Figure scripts
--

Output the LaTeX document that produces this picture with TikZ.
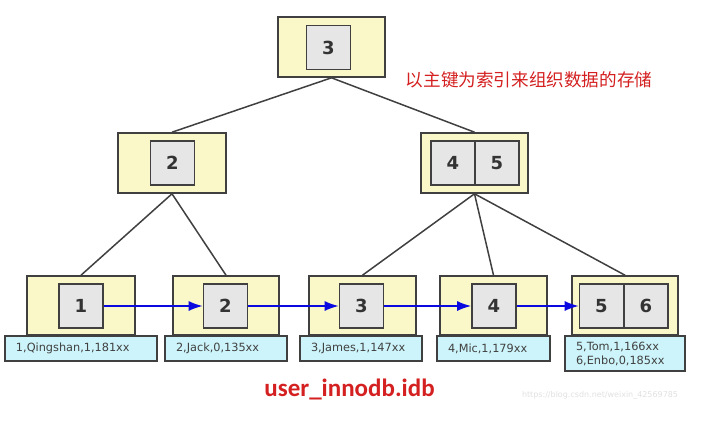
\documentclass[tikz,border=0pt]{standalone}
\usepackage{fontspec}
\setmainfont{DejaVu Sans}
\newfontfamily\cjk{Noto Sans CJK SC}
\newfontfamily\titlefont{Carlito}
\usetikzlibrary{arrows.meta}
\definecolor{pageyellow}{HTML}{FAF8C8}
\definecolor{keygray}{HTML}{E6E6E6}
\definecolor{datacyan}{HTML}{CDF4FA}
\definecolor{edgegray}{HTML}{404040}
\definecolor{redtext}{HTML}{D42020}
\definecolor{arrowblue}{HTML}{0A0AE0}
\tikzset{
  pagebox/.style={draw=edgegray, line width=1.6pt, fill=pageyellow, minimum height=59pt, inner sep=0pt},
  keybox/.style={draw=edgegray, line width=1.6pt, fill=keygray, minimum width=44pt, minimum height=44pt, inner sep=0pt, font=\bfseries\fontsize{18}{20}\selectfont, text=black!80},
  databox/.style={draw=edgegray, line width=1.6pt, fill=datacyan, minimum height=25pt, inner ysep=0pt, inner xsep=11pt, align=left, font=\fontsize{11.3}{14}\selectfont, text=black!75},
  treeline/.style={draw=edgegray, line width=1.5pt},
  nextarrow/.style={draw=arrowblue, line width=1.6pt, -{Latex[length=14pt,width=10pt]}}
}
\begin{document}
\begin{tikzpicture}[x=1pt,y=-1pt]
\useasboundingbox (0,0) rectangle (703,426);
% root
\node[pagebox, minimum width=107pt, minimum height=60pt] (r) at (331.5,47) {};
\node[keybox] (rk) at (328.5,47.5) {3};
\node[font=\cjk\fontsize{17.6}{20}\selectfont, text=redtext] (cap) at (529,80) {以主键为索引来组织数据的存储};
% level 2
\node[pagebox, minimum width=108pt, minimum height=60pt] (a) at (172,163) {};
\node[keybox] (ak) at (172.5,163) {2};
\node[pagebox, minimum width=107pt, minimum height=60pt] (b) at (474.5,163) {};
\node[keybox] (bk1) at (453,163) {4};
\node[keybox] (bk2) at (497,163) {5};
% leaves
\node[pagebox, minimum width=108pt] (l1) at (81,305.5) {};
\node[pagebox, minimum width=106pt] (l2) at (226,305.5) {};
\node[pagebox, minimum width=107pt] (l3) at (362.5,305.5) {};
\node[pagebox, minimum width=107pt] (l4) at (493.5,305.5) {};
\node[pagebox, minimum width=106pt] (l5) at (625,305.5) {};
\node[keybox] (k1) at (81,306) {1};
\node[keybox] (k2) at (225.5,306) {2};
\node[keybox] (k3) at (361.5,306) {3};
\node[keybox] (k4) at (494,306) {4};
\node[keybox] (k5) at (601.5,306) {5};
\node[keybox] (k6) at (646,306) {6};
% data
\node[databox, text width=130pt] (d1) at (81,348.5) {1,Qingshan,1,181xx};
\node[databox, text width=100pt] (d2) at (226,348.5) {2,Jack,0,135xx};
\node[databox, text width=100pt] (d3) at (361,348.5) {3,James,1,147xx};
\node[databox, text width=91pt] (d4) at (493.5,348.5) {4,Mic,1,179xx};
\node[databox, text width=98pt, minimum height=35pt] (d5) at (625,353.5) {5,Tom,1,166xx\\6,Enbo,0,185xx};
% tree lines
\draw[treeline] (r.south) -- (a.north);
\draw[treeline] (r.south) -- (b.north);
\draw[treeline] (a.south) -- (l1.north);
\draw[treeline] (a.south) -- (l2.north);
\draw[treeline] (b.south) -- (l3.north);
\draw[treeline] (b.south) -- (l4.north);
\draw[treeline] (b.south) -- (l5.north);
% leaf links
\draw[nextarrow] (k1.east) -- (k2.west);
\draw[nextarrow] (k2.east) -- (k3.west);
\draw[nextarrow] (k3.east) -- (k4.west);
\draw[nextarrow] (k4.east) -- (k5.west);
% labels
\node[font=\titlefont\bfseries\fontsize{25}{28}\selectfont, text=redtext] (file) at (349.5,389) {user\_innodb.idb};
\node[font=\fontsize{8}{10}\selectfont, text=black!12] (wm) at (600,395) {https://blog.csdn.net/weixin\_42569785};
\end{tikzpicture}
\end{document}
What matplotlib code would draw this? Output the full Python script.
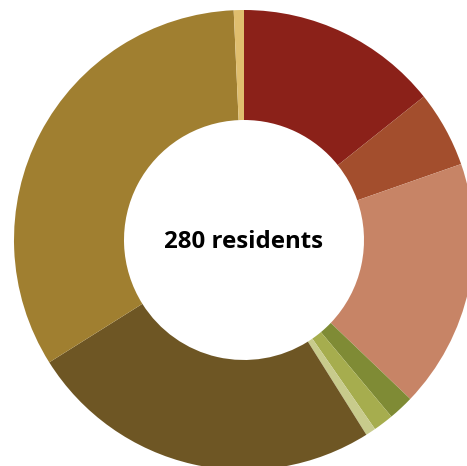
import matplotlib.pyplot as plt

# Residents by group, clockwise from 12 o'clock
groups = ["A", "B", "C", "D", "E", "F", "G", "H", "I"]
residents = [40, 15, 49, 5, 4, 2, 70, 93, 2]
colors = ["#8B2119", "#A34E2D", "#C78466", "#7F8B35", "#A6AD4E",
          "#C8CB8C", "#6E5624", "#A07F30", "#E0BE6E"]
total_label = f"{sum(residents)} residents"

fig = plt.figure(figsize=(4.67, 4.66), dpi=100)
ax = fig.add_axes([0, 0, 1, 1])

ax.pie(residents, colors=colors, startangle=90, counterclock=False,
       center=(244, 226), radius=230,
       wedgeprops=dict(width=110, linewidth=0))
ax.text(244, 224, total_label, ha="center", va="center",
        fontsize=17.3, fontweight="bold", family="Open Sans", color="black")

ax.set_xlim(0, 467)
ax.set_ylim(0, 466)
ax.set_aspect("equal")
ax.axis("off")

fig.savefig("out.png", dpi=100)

--

◆ Goal ◆
Extract each line holding the word "this" from the records.

◆ Completed task ◆
Output the LaTeX document that produces this picture with TikZ.
What matplotlib code would draw this? Output the full Python script.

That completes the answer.